Premier Gladys Berejiklian announced in Mount Druitt this morning that her government will work to increase the proportion of Aboriginal and Torres Strait Islander students attaining year 12, by 50 per cent by 2023.
This is the first time there has been a whole-of-government approach dedicated to increasing the number of Indigenous school finishers, with the strategy set to be developed in partnership with Aboriginal and Torres Strait Islander community and education groups.
"Every agency, every person who has funding or is supporting Aboriginal communities now has to focus on this target and that makes an amazing difference," Ms Berejiklian said.
To achieve this target, an additional 1200 Indigenous students will need to attain their year 12 certificate.
The announcement has been backed by Cindy Berwick, co-chair of the New South Wales Coalition of Aboriginal Peak Organisations and President of the New South Wales Aboriginal Educational Consultative Group.
"It’s really pleasing that the government is putting the spotlight on education and Aboriginal kids getting the best, quality education they can." Ms Berwick said. "If we’re going to break the cycle of poverty or disadvantage that many Aboriginal people live in, education is the key to survival and to open doors to economic prosperity,"
The Premier has made the announcement as part of the ‘Premier’s Priorities’, a list of main commitments for the NSW government, with details on how the target will be achieved still to come.
“Around 75-80 per cent of all children complete the HSC... in the Aboriginal community it’s 30 per cent.

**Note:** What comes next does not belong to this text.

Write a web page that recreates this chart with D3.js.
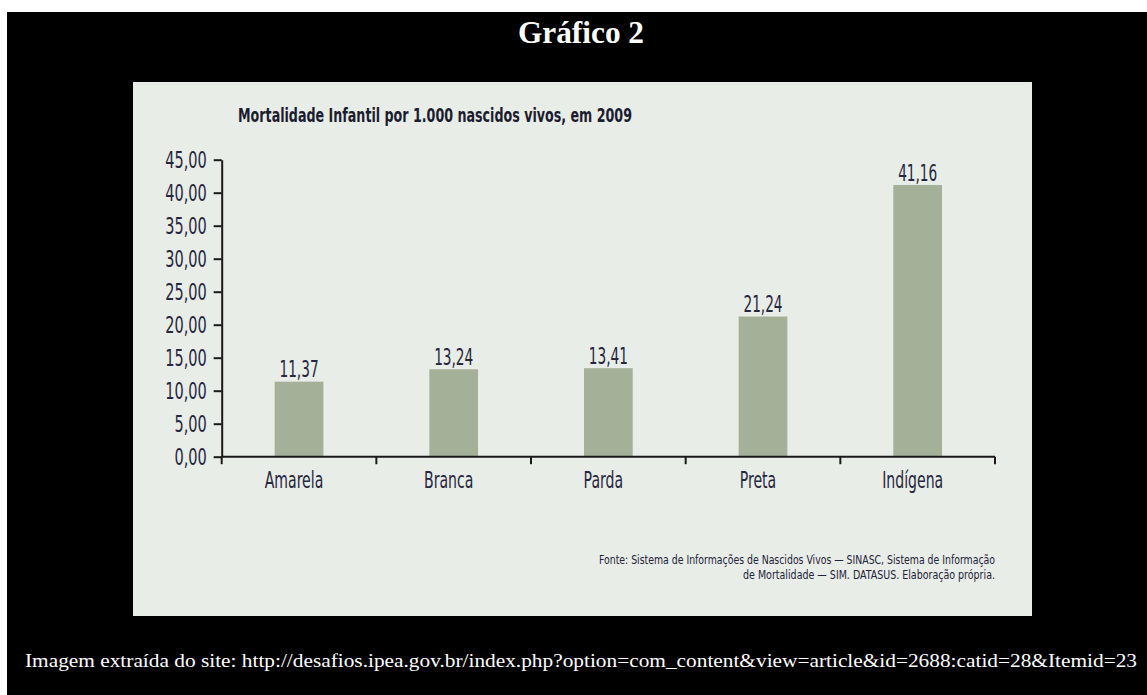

Today I am nominating this as a key Premier’s priority to tackle,” Ms Berejiklian said.
“We want to increase that target by at least 50%"
"What’s important to us is not only that they finish the HSC and complete year 12, but they also have opportunities to learn about their culture and their heritage, and that forms part of their studies." Ms Berejiklian said.
There was no commitment to include more Indigenous history and language into the school curriculum, as supported by historian Bruce Pascoe.
Mr Pascoe, the award winning author of Dark Emu, has supported a push for all students to learn about Aboriginal and Torres Strait Islander experiences and stories in mainstream education, as part of the truth-telling movement.
Reconciliation Australia says education, including reform of the school curriculum, will help to mend the relationship between Indigenous and non-Indigenous Australians.
While the NSW Premier wouldn’t support curriculum changes outright, she did say it was under review.
Cindy Berwick is hopeful the new partnerships will create real change.
"It’s probably a different way of doing business."
"It’s the New South Wales government working with Aboriginal people through their community-controlled organisations to actually achieve better outcomes and we look forward to working with the Premier and the rest of the government to achieve that," Ms Berwick said.
According to the Australian Government's 2019 Close the Gap report, the national target to halve the gap in Year 12 attainment or equivalent rate by 2020 is on currently on track.